Open Season Guidance for Federal Employees as Congress Quizzes on Shutdown’s Impact

It’s officially open season for federal employees, the several weeks a year when federal employees and retirees can select their health care, dental, vision, flexible spending, and other benefits for the upcoming year. 

Open season for enrollees in the Federal Employees Health Benefits Program (FEHB) runs from Monday, November 10 through December 8. Employees enrolled in the Postal Service Health Benefits Program (PSHB) will have until December 13 to make their choices.   

This year, the government shutdown is clouding things a bit, even as it’s on track to end soon. Senator James Lankford (R-OK) recently wrote a letter to the Office of Personnel Management, asking whether OPM will continue to pay federal employees health benefits during the government shutdown and what happens when employees are not getting paid and their paychecks don’t fund the FEHB program. 

“The men and women who serve our nation should not face uncertainty about their paychecks or their health coverage because of political obstruction in the Senate,” wrote Senator Lankford. 

Enrollees Urged to Review Plan Choices 

Regardless of which plan they choose, federal employees face rising costs. The average participant will pay about 12.3 percent more for their health coverage. 

As federal employees review their options for open season, the OPM website offers a toolkit, including plan comparison tools and more on the various benefit offerings. 

For 2026, FEHB will offer 132 plans, down from 146 in 2025. Most of the plans that left are local, except for the National Association of Letter Carriers (NALC) which will no longer offer their CDHP and High Option plans. However, they’ll still be available through PSHB for USPS employees and annuitants.

Health insurance experts and federal employee advocates urge enrollees to review their coverage and their options. In other words, you could be missing out on savings and benefits if you keep plans on autopilot each year. 

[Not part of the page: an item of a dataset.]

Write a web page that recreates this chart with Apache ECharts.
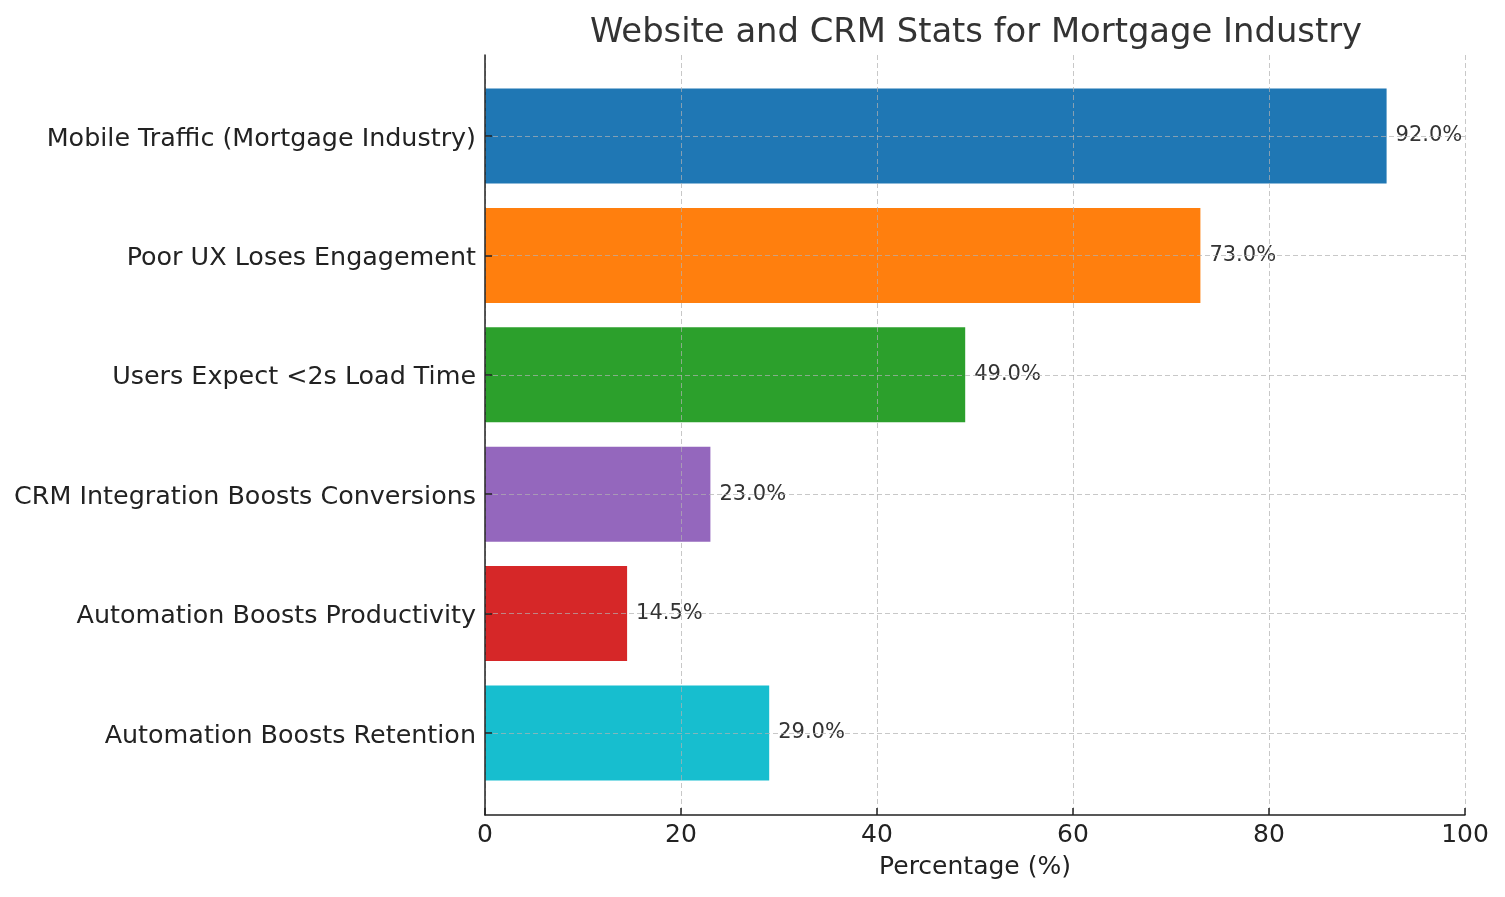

“There are some tweaks around, I would say, the edges of the program in terms of program-wide, but I think people really need to take a look at their individual plan. And each plan may change, and I think we’ve seen a little bit more changes, plan-to-plan, than we typically see or that we’ve see in the past,” said John Hatton, staff vice president at the National Active and Retired Federal Employees Association (NARFE), which offers webinars to help enrollees with plan choices. 

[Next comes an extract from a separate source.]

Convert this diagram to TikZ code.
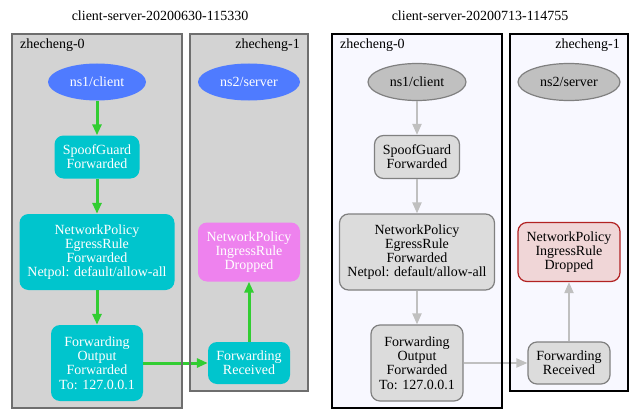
\documentclass[tikz,border=0pt]{standalone}
\usepackage{fontspec}
\setmainfont{Liberation Serif}
\usetikzlibrary{shapes.geometric,arrows.meta}
\definecolor{nodeblue}{HTML}{4F7BFF}
\definecolor{nodecyan}{HTML}{00C5CD}
\definecolor{nodeviolet}{HTML}{EE82EE}
\definecolor{edgegreen}{HTML}{32CD32}
\definecolor{clgray}{HTML}{D3D3D3}
\definecolor{clborder}{HTML}{6E6E6E}
\definecolor{ghost}{HTML}{F8F8FF}
\definecolor{silverfill}{HTML}{C0C0C0}
\definecolor{gainfill}{HTML}{DCDCDC}
\definecolor{grayline}{HTML}{808080}
\definecolor{dropfill}{HTML}{F0D6D7}
\definecolor{dropline}{HTML}{B22222}
\definecolor{edgegray}{HTML}{C0C0C0}
\tikzset{
  txt/.style={font=\fontsize{14}{14.2}\selectfont, align=center, inner sep=0pt},
  ell/.style={txt, ellipse},
  rbox/.style={txt, rectangle, rounded corners=9pt},
  colnode/.style={draw=none, text=white},
  grynode/.style={draw=grayline, line width=1.2pt, text=black},
  gedge/.style={draw=edgegreen, line width=3pt, -{Triangle[length=11pt,width=9pt]}},
  yedge/.style={draw=edgegray, line width=2pt, -{Triangle[length=11pt,width=9pt]}},
  cllabel/.style={font=\fontsize{14}{14}\selectfont, inner sep=0pt},
}
\begin{document}
\begin{tikzpicture}[x=1pt,y=-1pt]
\useasboundingbox (0,0) rectangle (640,420);
\fill[white] (0,0) rectangle (640,420);

% ---------- left panel ----------
\node[cllabel] (t1) at (160,16) {client-server-20200630-115330};
\fill[clgray] (12,34) rectangle (182,408);
\fill[clgray] (190,34) rectangle (308,391);
\node[cllabel, anchor=west] (l1a) at (20,45) {zhecheng-0};
\node[cllabel, anchor=east] (l1b) at (300,45) {zhecheng-1};

\node[ell, colnode, fill=nodeblue, minimum width=98pt, minimum height=37pt] (a1) at (97,82) {ns1/client};
\node[rbox, colnode, fill=nodecyan, minimum width=85pt, minimum height=43pt] (a2) at (97,157) {SpoofGuard\\Forwarded};
\node[rbox, colnode, fill=nodecyan, minimum width=155pt, minimum height=76pt] (a3) at (97,252) {NetworkPolicy\\EgressRule\\Forwarded\\Netpol: default/allow-all};
\node[rbox, colnode, fill=nodecyan, minimum width=92pt, minimum height=76pt] (a4) at (97,363) {Forwarding\\Output\\Forwarded\\To: 127.0.0.1};
\node[ell, colnode, fill=nodeblue, minimum width=102pt, minimum height=37pt] (a5) at (249,82) {ns2/server};
\node[rbox, colnode, fill=nodeviolet, minimum width=102pt, minimum height=59pt] (a6) at (249,252) {NetworkPolicy\\IngressRule\\Dropped};
\node[rbox, colnode, fill=nodecyan, minimum width=82pt, minimum height=42pt] (a7) at (249,363) {Forwarding\\Received};

\draw[gedge] (a1) -- (a2);
\draw[gedge] (a2) -- (a3);
\draw[gedge] (a3) -- (a4);
\draw[gedge] (a4.east) -- (a7.west);
\draw[gedge] (a7) -- (a6);

\draw[clborder, line width=1.4pt] (12,34) rectangle (182,408);
\draw[clborder, line width=1.4pt] (190,34) rectangle (308,391);

% ---------- right panel ----------
\node[cllabel] (t2) at (480,16) {client-server-20200713-114755};
\fill[ghost] (332,34) rectangle (502,408);
\fill[ghost] (510,34) rectangle (628,391);
\node[cllabel, anchor=west] (l2a) at (340,45) {zhecheng-0};
\node[cllabel, anchor=east] (l2b) at (620,45) {zhecheng-1};

\node[ell, grynode, fill=silverfill, minimum width=98pt, minimum height=37pt] (b1) at (417,82) {ns1/client};
\node[rbox, grynode, fill=gainfill, minimum width=85pt, minimum height=43pt] (b2) at (417,157) {SpoofGuard\\Forwarded};
\node[rbox, grynode, fill=gainfill, minimum width=155pt, minimum height=76pt] (b3) at (417,252) {NetworkPolicy\\EgressRule\\Forwarded\\Netpol: default/allow-all};
\node[rbox, grynode, fill=gainfill, minimum width=92pt, minimum height=76pt] (b4) at (417,363) {Forwarding\\Output\\Forwarded\\To: 127.0.0.1};
\node[ell, grynode, fill=silverfill, minimum width=102pt, minimum height=37pt] (b5) at (569,82) {ns2/server};
\node[rbox, grynode, draw=dropline, fill=dropfill, minimum width=102pt, minimum height=59pt] (b6) at (569,252) {NetworkPolicy\\IngressRule\\Dropped};
\node[rbox, grynode, fill=gainfill, minimum width=82pt, minimum height=42pt] (b7) at (569,363) {Forwarding\\Received};

\draw[yedge] (b1) -- (b2);
\draw[yedge] (b2) -- (b3);
\draw[yedge] (b3) -- (b4);
\draw[yedge] (b4.east) -- (b7.west);
\draw[yedge] (b7) -- (b6);

\draw[black, line width=2pt] (332,34) rectangle (502,408);
\draw[black, line width=2pt] (510,34) rectangle (628,391);
\end{tikzpicture}
\end{document}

Even if you don’t intend to change plans, note that premiums are increasing for most, and that various benefit changes could impact out of pocket costs. 

“Make sure to review the following: how your plan’s premium is changing, section 2 of the official plan brochure for important benefit changes, and the online provider directory and prescription drug pricing tool to see if your doctors will remain in-network and that there aren’t significant cost or coverage changes to any prescription drugs you may take,” wrote Checkbook, which has published a guide to health plans for nearly five decades.